EAR
- Full name: Ένωση Ατρομήτου Ρεθυμνιακού Énosi Atromítou Rethymniakoú (Atromitos − Rethymniakos Union)
- Short name: EAR
- Founded: 1983
- Dissolved: 1999
- Ground: Sochora Stadium Rethymno
- Capacity: 2,500
| Home colours | Away colours |

= E.A. Rethymniakou =

Enosi Atromitou Rethymniakou, more commonly known as EAR, was a Greek football club based in Rethymno, Crete and was part of the EAR multi-sport club. Throughout its history of 16 years, the club played nine seasons in Beta Ethniki, the second tier of the Greek football league system and came very close to promote to top tier during the 1993–94 season, a feat that has never been matched by other Rethymno clubs to this day. EAR eventually shutdown the football department in 1999.

==History==
The club was founded in 1983 after a merger between the former regional clubs Atromitos, which was founded in the 1920s, and was one of the four founding members of the Rethymno Football Clubs Association and A.O. Rethymno, who were themselves established in 1967 through the merger of older clubs Rethymniakos, Neos Asteras Rethymno and Neos Keravnos by the order of Rethymno military authorities.

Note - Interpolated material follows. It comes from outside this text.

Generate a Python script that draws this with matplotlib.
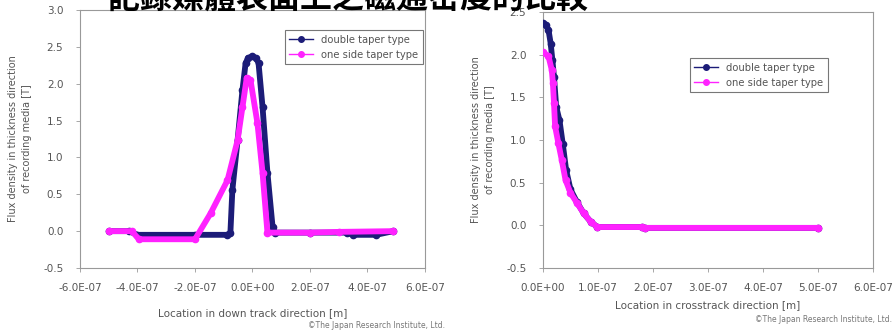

EAR promoted to Beta Ethniki in 1987–88 season after defeating Irodotos in a decisive play-off game. Then, the club played for 9 seasons in Beta Ethniki (2nd-tier). In 1994 the club reached very close to promotion to A Ethniki but finished in the 4th place. It was the most successful season of the club. The following years, EAR declined. In season 1996–97 was relegated to Gamma Ethniki and in 1999 the club was dissolved. Famous players who have played in EAR are Dimitris Pittas, Pavlos Dermitzakis and others.

==Track and Field section==
Enosi Atromitou Rethymniakou has also a Track and Field section. The club took over the organization of famous international athletics meeting named Vardinogianneia.